*Instructions to follow:* Extract only the first line of the listing and every line after it up to and including the one with "colors = ['black', '#DC2A52', '#2236E4', '#ADF23C', '#F4F03A']". Omit the pictures.

*Supplied data:*
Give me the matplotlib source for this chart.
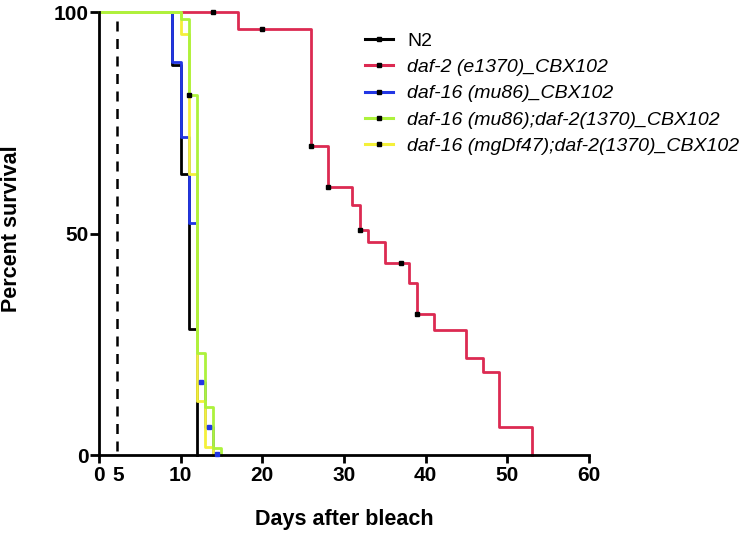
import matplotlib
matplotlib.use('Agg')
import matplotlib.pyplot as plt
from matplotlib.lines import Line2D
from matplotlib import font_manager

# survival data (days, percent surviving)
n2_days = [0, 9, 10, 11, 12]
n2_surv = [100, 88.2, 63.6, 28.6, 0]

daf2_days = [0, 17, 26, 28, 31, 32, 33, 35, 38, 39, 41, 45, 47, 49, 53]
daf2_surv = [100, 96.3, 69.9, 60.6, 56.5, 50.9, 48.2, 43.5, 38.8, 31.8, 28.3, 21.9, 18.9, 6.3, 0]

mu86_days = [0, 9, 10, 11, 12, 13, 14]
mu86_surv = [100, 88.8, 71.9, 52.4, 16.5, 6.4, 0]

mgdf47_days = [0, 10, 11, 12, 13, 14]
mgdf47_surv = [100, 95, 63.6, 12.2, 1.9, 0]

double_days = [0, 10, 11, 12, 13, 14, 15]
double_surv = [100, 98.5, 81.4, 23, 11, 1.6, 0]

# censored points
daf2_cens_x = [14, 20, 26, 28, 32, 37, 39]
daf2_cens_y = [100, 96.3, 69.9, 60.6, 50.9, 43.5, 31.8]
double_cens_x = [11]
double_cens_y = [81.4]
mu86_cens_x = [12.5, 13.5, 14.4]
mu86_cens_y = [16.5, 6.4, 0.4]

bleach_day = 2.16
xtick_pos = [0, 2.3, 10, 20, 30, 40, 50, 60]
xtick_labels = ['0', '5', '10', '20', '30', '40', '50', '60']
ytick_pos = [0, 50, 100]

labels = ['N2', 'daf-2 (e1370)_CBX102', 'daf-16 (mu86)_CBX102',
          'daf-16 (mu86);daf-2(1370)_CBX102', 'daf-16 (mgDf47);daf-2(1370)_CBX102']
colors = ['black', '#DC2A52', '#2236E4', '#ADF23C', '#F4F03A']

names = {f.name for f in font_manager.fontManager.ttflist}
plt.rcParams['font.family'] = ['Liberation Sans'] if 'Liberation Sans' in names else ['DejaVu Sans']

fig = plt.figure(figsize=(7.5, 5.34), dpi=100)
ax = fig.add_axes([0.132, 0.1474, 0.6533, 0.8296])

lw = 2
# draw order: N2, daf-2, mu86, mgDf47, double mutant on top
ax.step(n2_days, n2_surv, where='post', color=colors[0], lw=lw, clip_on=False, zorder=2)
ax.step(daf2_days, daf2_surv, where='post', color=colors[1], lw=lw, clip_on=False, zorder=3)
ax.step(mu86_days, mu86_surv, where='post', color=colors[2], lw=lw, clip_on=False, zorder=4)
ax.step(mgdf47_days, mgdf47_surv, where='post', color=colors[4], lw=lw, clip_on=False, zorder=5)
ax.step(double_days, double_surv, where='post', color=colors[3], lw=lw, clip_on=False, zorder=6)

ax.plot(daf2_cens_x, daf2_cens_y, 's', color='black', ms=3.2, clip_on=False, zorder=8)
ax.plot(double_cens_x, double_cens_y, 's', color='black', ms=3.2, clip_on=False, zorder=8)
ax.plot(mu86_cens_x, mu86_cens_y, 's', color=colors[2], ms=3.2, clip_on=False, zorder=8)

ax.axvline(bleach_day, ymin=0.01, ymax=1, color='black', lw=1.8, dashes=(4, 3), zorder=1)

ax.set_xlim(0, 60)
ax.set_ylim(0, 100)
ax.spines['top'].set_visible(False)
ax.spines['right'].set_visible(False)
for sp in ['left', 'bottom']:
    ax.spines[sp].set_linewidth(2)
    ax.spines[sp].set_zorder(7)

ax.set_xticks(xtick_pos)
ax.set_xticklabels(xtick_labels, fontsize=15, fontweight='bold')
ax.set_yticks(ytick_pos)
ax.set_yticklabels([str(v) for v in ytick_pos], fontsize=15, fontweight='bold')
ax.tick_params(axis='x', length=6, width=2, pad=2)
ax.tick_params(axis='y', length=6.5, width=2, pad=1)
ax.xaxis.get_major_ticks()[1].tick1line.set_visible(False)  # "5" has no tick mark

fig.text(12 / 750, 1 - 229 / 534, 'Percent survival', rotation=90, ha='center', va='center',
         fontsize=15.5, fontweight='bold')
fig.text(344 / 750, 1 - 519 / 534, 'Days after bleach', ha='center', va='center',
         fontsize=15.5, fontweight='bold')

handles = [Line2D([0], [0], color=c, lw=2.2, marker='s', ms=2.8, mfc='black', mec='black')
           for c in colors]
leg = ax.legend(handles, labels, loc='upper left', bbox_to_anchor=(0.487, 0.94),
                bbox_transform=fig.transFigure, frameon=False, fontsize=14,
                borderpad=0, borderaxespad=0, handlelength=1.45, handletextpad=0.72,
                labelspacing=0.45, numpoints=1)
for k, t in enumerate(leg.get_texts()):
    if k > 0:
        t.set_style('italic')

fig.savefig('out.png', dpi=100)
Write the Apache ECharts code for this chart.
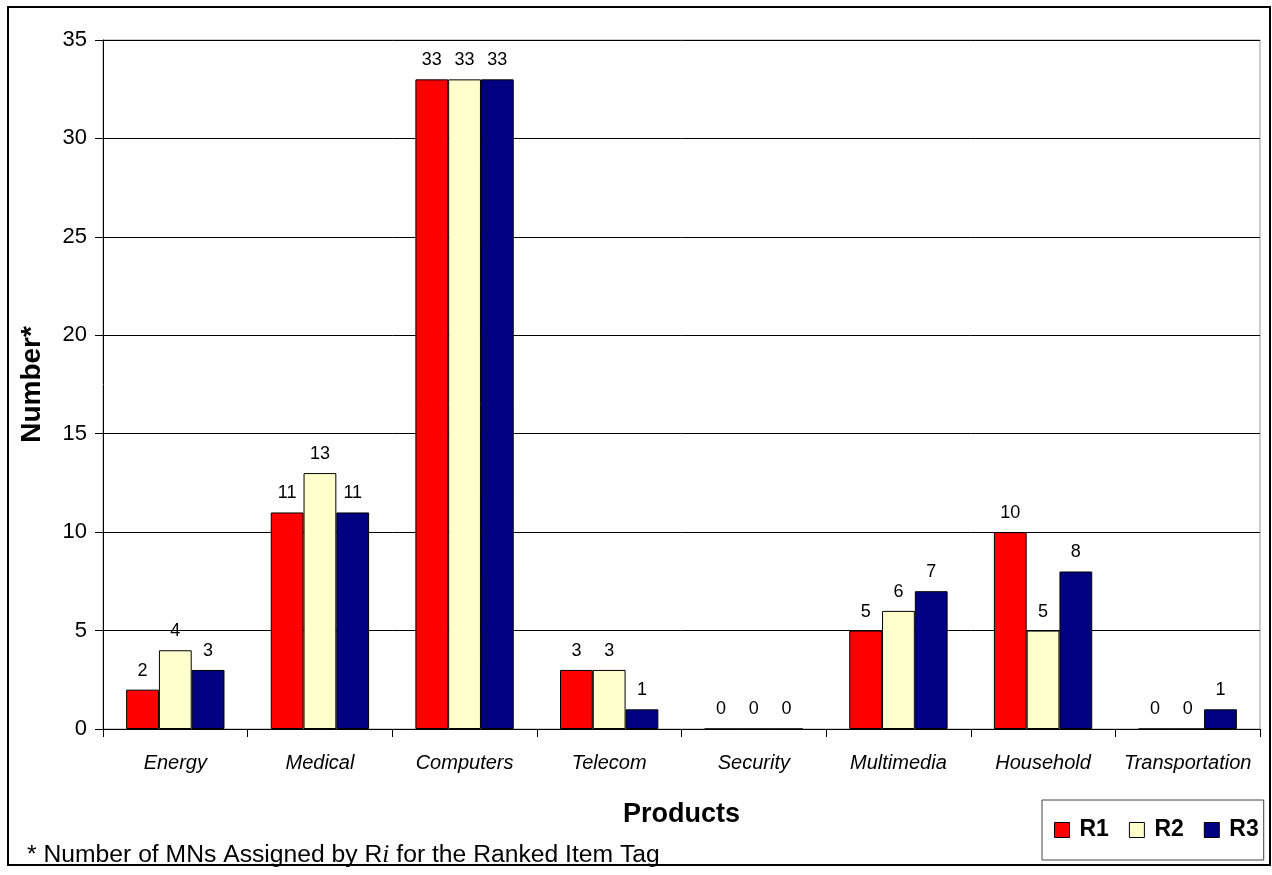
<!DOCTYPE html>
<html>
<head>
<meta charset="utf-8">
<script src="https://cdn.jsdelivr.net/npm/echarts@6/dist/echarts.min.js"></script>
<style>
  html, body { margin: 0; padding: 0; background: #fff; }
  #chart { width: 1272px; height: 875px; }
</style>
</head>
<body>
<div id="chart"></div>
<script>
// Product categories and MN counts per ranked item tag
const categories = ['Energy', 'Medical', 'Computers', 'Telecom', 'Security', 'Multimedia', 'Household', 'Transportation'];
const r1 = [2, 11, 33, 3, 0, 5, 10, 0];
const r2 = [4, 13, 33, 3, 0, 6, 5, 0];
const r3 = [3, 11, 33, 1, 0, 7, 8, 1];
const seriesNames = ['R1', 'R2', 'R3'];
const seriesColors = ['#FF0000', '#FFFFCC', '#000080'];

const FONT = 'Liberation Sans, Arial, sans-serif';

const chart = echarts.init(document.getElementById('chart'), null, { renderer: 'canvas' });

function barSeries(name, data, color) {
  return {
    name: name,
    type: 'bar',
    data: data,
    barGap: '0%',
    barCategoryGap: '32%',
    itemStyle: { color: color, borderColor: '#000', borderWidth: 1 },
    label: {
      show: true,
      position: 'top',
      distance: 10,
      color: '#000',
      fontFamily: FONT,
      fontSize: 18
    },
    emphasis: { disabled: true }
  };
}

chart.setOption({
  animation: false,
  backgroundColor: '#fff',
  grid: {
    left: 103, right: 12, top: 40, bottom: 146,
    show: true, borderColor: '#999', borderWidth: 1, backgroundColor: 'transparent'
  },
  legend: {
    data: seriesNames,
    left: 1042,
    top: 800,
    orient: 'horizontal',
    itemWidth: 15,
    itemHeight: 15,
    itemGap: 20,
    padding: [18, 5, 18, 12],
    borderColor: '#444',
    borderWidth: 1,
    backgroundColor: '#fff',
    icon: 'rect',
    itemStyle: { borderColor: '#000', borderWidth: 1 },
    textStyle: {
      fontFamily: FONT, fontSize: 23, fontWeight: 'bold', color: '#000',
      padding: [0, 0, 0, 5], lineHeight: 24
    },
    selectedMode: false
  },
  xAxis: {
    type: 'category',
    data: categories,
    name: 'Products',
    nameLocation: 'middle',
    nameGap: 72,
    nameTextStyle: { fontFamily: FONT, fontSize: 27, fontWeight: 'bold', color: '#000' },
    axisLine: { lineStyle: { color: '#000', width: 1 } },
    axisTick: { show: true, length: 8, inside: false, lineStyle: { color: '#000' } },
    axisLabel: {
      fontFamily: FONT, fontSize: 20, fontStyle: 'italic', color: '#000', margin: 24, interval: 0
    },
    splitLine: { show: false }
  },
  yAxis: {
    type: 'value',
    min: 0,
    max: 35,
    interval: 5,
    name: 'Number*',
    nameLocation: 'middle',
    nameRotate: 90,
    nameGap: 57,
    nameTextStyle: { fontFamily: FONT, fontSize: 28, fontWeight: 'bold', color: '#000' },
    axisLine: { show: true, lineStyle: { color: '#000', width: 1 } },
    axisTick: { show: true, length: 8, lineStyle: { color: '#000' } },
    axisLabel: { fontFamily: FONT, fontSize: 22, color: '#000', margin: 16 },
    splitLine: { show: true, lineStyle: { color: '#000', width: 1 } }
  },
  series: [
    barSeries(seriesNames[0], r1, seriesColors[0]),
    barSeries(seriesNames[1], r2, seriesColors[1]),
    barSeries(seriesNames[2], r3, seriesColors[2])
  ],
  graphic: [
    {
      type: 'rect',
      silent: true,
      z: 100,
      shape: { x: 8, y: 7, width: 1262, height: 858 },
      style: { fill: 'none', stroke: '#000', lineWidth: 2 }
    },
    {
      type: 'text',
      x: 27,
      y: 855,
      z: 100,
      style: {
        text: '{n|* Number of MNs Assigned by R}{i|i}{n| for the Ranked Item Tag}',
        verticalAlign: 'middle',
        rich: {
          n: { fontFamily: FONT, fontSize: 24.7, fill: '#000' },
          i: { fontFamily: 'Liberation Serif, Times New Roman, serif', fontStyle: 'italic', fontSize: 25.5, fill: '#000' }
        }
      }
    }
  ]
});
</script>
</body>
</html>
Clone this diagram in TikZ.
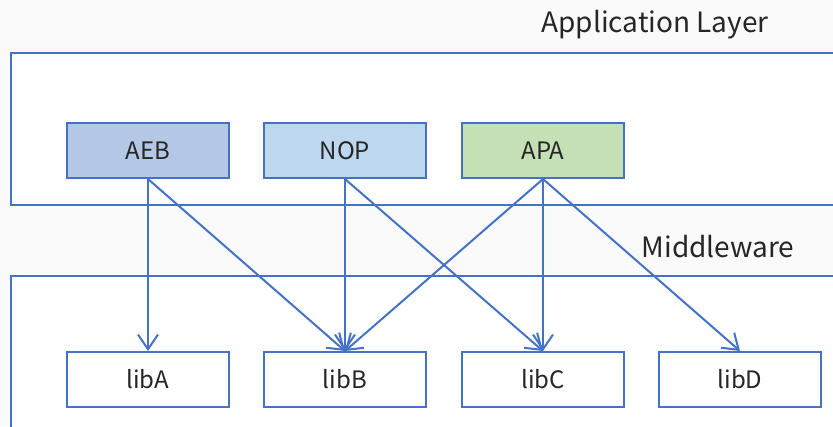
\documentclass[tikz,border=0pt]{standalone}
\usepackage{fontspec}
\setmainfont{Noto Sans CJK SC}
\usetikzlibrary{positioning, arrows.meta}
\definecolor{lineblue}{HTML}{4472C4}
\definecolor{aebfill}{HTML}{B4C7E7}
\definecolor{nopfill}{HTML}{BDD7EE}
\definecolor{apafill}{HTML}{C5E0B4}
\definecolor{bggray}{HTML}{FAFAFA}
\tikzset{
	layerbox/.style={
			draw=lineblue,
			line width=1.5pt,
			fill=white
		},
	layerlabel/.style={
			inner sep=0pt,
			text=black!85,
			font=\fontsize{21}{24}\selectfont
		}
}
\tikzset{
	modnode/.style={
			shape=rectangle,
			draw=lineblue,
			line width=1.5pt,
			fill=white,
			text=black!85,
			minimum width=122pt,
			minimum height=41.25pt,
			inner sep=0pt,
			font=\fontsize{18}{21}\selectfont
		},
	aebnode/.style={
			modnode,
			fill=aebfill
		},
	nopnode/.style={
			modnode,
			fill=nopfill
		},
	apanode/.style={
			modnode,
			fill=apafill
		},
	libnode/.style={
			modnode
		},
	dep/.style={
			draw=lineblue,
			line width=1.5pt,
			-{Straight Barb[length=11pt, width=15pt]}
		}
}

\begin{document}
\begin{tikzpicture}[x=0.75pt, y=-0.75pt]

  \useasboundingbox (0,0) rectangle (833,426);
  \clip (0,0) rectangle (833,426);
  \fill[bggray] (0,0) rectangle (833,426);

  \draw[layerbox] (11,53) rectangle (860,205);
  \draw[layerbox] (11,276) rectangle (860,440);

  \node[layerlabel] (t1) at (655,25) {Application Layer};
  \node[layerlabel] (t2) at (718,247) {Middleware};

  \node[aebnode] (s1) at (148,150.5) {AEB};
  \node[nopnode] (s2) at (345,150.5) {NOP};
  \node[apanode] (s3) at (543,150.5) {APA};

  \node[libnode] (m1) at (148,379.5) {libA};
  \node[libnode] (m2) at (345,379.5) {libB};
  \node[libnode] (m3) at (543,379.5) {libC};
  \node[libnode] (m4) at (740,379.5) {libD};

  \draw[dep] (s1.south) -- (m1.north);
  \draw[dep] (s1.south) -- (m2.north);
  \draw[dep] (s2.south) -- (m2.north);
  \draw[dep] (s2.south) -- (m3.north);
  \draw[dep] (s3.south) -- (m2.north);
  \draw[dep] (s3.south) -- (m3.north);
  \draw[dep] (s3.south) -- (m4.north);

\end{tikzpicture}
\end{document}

*Solution for this problem:*
Give me the matplotlib source for this chart.
import matplotlib
matplotlib.use('Agg')
import matplotlib.pyplot as plt
from matplotlib.lines import Line2D
from matplotlib import font_manager

# survival data (days, percent surviving)
n2_days = [0, 9, 10, 11, 12]
n2_surv = [100, 88.2, 63.6, 28.6, 0]

daf2_days = [0, 17, 26, 28, 31, 32, 33, 35, 38, 39, 41, 45, 47, 49, 53]
daf2_surv = [100, 96.3, 69.9, 60.6, 56.5, 50.9, 48.2, 43.5, 38.8, 31.8, 28.3, 21.9, 18.9, 6.3, 0]

mu86_days = [0, 9, 10, 11, 12, 13, 14]
mu86_surv = [100, 88.8, 71.9, 52.4, 16.5, 6.4, 0]

mgdf47_days = [0, 10, 11, 12, 13, 14]
mgdf47_surv = [100, 95, 63.6, 12.2, 1.9, 0]

double_days = [0, 10, 11, 12, 13, 14, 15]
double_surv = [100, 98.5, 81.4, 23, 11, 1.6, 0]

# censored points
daf2_cens_x = [14, 20, 26, 28, 32, 37, 39]
daf2_cens_y = [100, 96.3, 69.9, 60.6, 50.9, 43.5, 31.8]
double_cens_x = [11]
double_cens_y = [81.4]
mu86_cens_x = [12.5, 13.5, 14.4]
mu86_cens_y = [16.5, 6.4, 0.4]

bleach_day = 2.16
xtick_pos = [0, 2.3, 10, 20, 30, 40, 50, 60]
xtick_labels = ['0', '5', '10', '20', '30', '40', '50', '60']
ytick_pos = [0, 50, 100]

labels = ['N2', 'daf-2 (e1370)_CBX102', 'daf-16 (mu86)_CBX102',
          'daf-16 (mu86);daf-2(1370)_CBX102', 'daf-16 (mgDf47);daf-2(1370)_CBX102']
colors = ['black', '#DC2A52', '#2236E4', '#ADF23C', '#F4F03A']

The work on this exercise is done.